Friday, April 20, 2007

Cornish Early potatoes

The first new potatoes from Cornwall were in the market this morning. They are a good fortnight early, coinciding with the even earlier English asparagus.

As its name suggests, the Cornish Early is the earliest new potato to be lifted in all of Britain, and is known as a ‘short season delicacy’ because it’s in season for just three weeks. Grown only in Cornwall, where the mild winters enable farmers to plant the crop in late December or early January to ensure an early harvest, they have a rich, sweet, distinctive taste and get to the shops within hours of being harvested so they are really fresh.

The crop is relatively small, which means limited availability, and the potato can be recognised by its dust-like skin which rubs off easily. The taste is rich and sweet, as most of the natural sugar has yet to turn to starch, and the texture is floury.


When the first Cornish potatoes arrive I love to eat them just by themselves to enjoy the flavour, with just a dollop of unsalted butter and a sprinkle of fresh herbs.

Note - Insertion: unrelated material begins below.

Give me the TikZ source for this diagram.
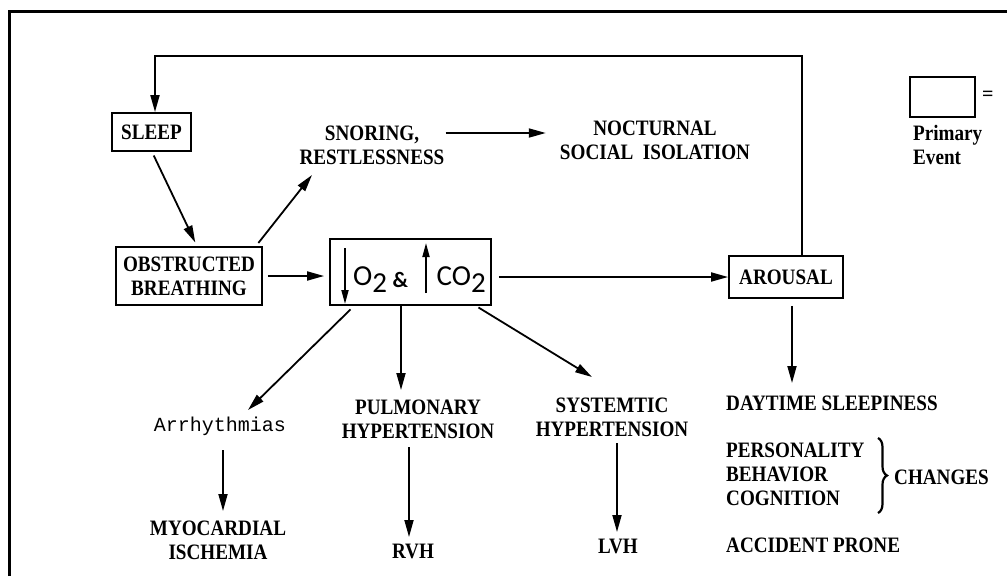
\documentclass[tikz,border=0pt]{standalone}
\usepackage{fontspec}
\setmainfont{Liberation Serif}
\newfontfamily\lblfamily[FakeStretch=0.87]{Liberation Serif}
\newfontfamily\monofont{Liberation Mono}
\newfontfamily\gasfont{Carlito}
\newcommand\lblfont{\lblfamily\fontsize{22}{24}\selectfont\bfseries}
\usetikzlibrary{arrows.meta,calc,decorations.pathreplacing}
\begin{document}
\begin{tikzpicture}[x=1pt,y=-1pt,
  arr/.style={-{Triangle[length=17pt,width=9pt]}, line width=1.8pt},
  sarr/.style={-{Triangle[length=14pt,width=7pt]}, line width=1.7pt},
  boxnode/.style={draw, line width=1.8pt, inner sep=0pt, align=center, font=\lblfont},
  lbl/.style={inner sep=0pt, align=center, font=\lblfont},
  gastext/.style={anchor=base west, inner sep=0pt, font=\gasfont\fontsize{29}{32}\selectfont}
]
\useasboundingbox (0,0) rectangle (1007,576);
\fill[white] (0,0) rectangle (1007,576);
\draw[line width=3pt] (9.5,576) -- (9.5,11) -- (1007,11);

% nodes
\node[boxnode, minimum width=79pt, minimum height=38pt] (sleep) at (151.5,132) {SLEEP};
\node[lbl] (snore) at (372,145) {SNORING,\\RESTLESSNESS};
\node[lbl] (noct) at (655,140) {NOCTURNAL\\SOCIAL\ \ ISOLATION};
\node[boxnode, minimum width=146pt, minimum height=58pt] (ob) at (189,276) {OBSTRUCTED\\BREATHING};
\node[boxnode, minimum width=161pt, minimum height=66pt] (gas) at (410.5,272) {};
\node[boxnode, minimum width=114pt, minimum height=42pt] (arousal) at (786,277) {AROUSAL};
\node[inner sep=0pt, font=\monofont\fontsize{20}{24}\selectfont] (arr) at (220,426) {Arrhythmias};
\node[lbl] (pulm) at (418,419) {PULMONARY\\HYPERTENSION};
\node[lbl] (syst) at (612,417) {SYSTEMTIC\\HYPERTENSION};
\node[lbl] (myo) at (218,540) {MYOCARDIAL\\ISCHEMIA};
\node[lbl] (rvh) at (413,551) {RVH};
\node[lbl] (lvh) at (618,546) {LVH};
\node[lbl, anchor=west] (day) at (726,403) {DAYTIME SLEEPINESS};
\node[lbl, anchor=west, align=left] (pbc) at (726,474.5) {PERSONALITY\\BEHAVIOR\\COGNITION};
\coordinate (braceT) at (878,438);
\coordinate (braceB) at (878,513);
\draw[decorate, decoration={brace, amplitude=9pt}, line width=2.2pt] (braceT) -- (braceB);
\node[lbl, anchor=west] (chg) at (894,477) {CHANGES};
\node[lbl, anchor=west] (acc) at (726,545) {ACCIDENT PRONE};
\node[draw, line width=1.8pt, minimum width=65pt, minimum height=40pt, inner sep=0pt] (leg) at (942.5,97) {};
\node[lbl, anchor=west, font=\fontsize{20}{22}\selectfont\bfseries] (eq) at (982,96) {=};
\node[lbl, anchor=west, align=left] (prim) at (913,145) {Primary\\Event};

% gas box content
\draw[sarr] ($(gas.center)+(-65.5,-24)$) -- ($(gas.center)+(-65.5,32)$);
\draw[sarr] ($(gas.center)+(15.5,21)$) -- ($(gas.center)+(15.5,-29)$);
\node[gastext] (o2) at ($(gas.center)+(-57.5,13)$) {O\raisebox{-7pt}{2}};
\node[gastext, font=\gasfont\fontsize{22}{24}\selectfont\bfseries] (amp) at ($(gas.center)+(-18,15)$) {\&};
\node[gastext] (co2) at ($(gas.center)+(26,13)$) {CO\raisebox{-7pt}{2}};

% connectors
\coordinate (loopR) at (802,56);
\coordinate (loopL) at (155,56);
\draw[arr] (arousal.north -| loopR) -- (loopR) -- (loopL) -- (loopL |- sleep.north);
\draw[arr, shorten <=4pt, shorten >=4pt] ([xshift=0.5pt]sleep.south) -- ([xshift=8pt]ob.north);
\draw[arr, shorten <=4pt] ([xshift=-7pt]ob.north east) -- ($(snore.center)+(-60,30)$);
\draw[arr, shorten <=1pt, shorten >=14pt] ([yshift=12pt]snore.east) -- ([yshift=7pt]noct.west);
\draw[arr, shorten <=5pt, shorten >=5pt] (ob.east) -- (ob.east -| gas.west);
\draw[arr, shorten <=7pt] (gas.east |- arousal.west) -- (arousal.west);
\draw[arr, shorten <=5pt] ($(gas.south west)+(25,0)$) -- ($(arr.center)+(28,-16)$);
\draw[arr] ([xshift=-9.5pt]gas.south) -- ($(pulm.center)+(-17,-29)$);
\draw[arr, shorten <=3pt] ($(gas.south east)+(-16,0)$) -- ($(syst.center)+(-20,-40)$);
\draw[arr] ($(arr.center)+(3,24)$) -- ($(myo.center)+(5,-29)$);
\draw[arr] ($(pulm.center)+(-9,28)$) -- ($(rvh.center)+(-4,-14)$);
\draw[arr] ($(syst.center)+(5,26)$) -- ($(lvh.center)+(-1,-14)$);
\draw[arr] ($(arousal.south)+(6,7)$) -- ($(day.west)+(66,-20)$);
\end{tikzpicture}
\end{document}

And, as luck would have it, overnight it seems the hedgerows are full of a lovely delicate plant called Jack-by-the-hedge (alliaria petiolata), with tiny white flowers and fresh green, fine toothed leaves that taste mildly of garlic. Shredded they make a wonderful garnish for the spuds.



2 comments:

Susan in Italy said...

I'm so intrigued by "Jack-by-the-Hedge" it sounds yummy. Is it a volunteer plant, or do you grow it?

lindy said...

What an appealing post, a real feel of the season. Those potatoes look wonderful.